| From what I remember of the times, it was the PC that killed COBOL. COBOL was considered a "serious" language, for "serious" business problems running on "serious" hardware that lived in a server room. PC's were not "serious", and lived on people's desks, running Lotus123 and other such trivial tools. Then VB/Delphi/etc came along, and a generation of developers writing "little" applications directly for the desktop (of which I was one, and it was fun). You could consider these as specialist DSL's for user interactive applications. But that was not the general view. Writing an application in VB was several orders of magnitude cheaper than writing the equivalent in COBOL, and if you squinted hard enough from a non-technical point of view they did the same job. Non-COBOL developers started writing server applications that lived on a PC in the server room for a fraction of the cost of a COBOL application living on a mainframe. And that was that. Except, of course, for the large institutions (banks being the obvious example) who had invested millions in developing their core applications in COBOL running on mainframes.
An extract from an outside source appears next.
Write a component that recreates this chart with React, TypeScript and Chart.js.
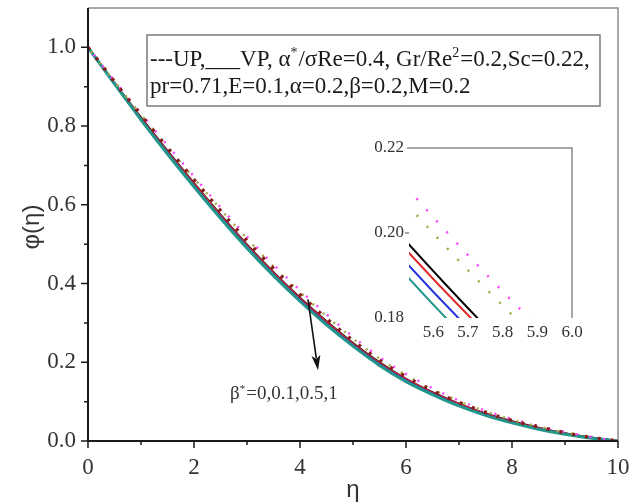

The cost of rewriting this for no reason (because the original still works) is prohibitive. Y2K gave them a shock, but also added to the sunk cost. They still run COBOL on mainframes, and still train up new developers in COBOL. |
Order of magnitude is big deal, can you be more specific, did you mean 2 or 3 orders of magnitude? Or what exactly did you mean.
By this logic if writing an app in VB costs 20$ then COBOL equivalent cost 2000$ or 20 000$ ?
Ok, 20$ seems a bit too cheap, let's see, if developing VB app cost 400$. So COBOL equivalent would have cost either 40 000$ or 400 000$ ? Is that what you mean?